# Material
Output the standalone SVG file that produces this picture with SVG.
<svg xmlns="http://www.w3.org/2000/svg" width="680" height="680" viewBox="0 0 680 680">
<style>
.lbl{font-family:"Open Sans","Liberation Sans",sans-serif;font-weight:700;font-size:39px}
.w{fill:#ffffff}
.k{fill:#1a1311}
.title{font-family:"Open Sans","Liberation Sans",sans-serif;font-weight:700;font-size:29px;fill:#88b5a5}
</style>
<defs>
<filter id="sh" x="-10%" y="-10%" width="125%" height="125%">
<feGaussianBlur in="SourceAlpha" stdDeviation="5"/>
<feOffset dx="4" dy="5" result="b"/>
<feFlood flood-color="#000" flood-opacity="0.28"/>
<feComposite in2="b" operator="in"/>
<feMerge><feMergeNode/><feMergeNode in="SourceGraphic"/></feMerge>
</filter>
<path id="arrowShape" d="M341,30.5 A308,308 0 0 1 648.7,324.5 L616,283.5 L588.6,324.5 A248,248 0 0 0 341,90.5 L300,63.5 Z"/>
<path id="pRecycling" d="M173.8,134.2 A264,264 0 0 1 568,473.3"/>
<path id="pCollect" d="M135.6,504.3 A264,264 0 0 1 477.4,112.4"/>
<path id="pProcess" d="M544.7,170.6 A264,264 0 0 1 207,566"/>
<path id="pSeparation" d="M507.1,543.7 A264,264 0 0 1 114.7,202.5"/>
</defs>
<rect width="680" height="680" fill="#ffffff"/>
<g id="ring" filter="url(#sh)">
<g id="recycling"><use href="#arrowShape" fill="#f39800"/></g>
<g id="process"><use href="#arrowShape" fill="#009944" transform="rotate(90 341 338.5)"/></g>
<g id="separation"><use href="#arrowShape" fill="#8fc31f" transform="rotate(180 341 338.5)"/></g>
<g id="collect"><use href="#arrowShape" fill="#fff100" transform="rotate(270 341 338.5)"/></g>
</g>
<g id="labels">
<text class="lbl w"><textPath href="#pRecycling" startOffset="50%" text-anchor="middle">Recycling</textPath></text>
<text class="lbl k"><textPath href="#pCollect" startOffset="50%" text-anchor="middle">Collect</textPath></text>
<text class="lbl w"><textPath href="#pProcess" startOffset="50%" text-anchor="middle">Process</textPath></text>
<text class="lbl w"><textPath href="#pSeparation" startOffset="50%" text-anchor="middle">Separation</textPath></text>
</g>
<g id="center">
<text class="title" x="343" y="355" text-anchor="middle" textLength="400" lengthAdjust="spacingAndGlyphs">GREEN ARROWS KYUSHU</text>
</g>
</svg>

# What is being asked
Give an exact repetition of all the material.

# Worked answer
Output the standalone SVG file that produces this picture with SVG.
<svg xmlns="http://www.w3.org/2000/svg" width="680" height="680" viewBox="0 0 680 680">
<style>
.lbl{font-family:"Open Sans","Liberation Sans",sans-serif;font-weight:700;font-size:39px}
.w{fill:#ffffff}
.k{fill:#1a1311}
.title{font-family:"Open Sans","Liberation Sans",sans-serif;font-weight:700;font-size:29px;fill:#88b5a5}
</style>
<defs>
<filter id="sh" x="-10%" y="-10%" width="125%" height="125%">
<feGaussianBlur in="SourceAlpha" stdDeviation="5"/>
<feOffset dx="4" dy="5" result="b"/>
<feFlood flood-color="#000" flood-opacity="0.28"/>
<feComposite in2="b" operator="in"/>
<feMerge><feMergeNode/><feMergeNode in="SourceGraphic"/></feMerge>
</filter>
<path id="arrowShape" d="M341,30.5 A308,308 0 0 1 648.7,324.5 L616,283.5 L588.6,324.5 A248,248 0 0 0 341,90.5 L300,63.5 Z"/>
<path id="pRecycling" d="M173.8,134.2 A264,264 0 0 1 568,473.3"/>
<path id="pCollect" d="M135.6,504.3 A264,264 0 0 1 477.4,112.4"/>
<path id="pProcess" d="M544.7,170.6 A264,264 0 0 1 207,566"/>
<path id="pSeparation" d="M507.1,543.7 A264,264 0 0 1 114.7,202.5"/>
</defs>
<rect width="680" height="680" fill="#ffffff"/>
<g id="ring" filter="url(#sh)">
<g id="recycling"><use href="#arrowShape" fill="#f39800"/></g>
<g id="process"><use href="#arrowShape" fill="#009944" transform="rotate(90 341 338.5)"/></g>
<g id="separation"><use href="#arrowShape" fill="#8fc31f" transform="rotate(180 341 338.5)"/></g>
<g id="collect"><use href="#arrowShape" fill="#fff100" transform="rotate(270 341 338.5)"/></g>
</g>
<g id="labels">
<text class="lbl w"><textPath href="#pRecycling" startOffset="50%" text-anchor="middle">Recycling</textPath></text>
<text class="lbl k"><textPath href="#pCollect" startOffset="50%" text-anchor="middle">Collect</textPath></text>
<text class="lbl w"><textPath href="#pProcess" startOffset="50%" text-anchor="middle">Process</textPath></text>
<text class="lbl w"><textPath href="#pSeparation" startOffset="50%" text-anchor="middle">Separation</textPath></text>
</g>
<g id="center">
<text class="title" x="343" y="355" text-anchor="middle" textLength="400" lengthAdjust="spacingAndGlyphs">GREEN ARROWS KYUSHU</text>
</g>
</svg>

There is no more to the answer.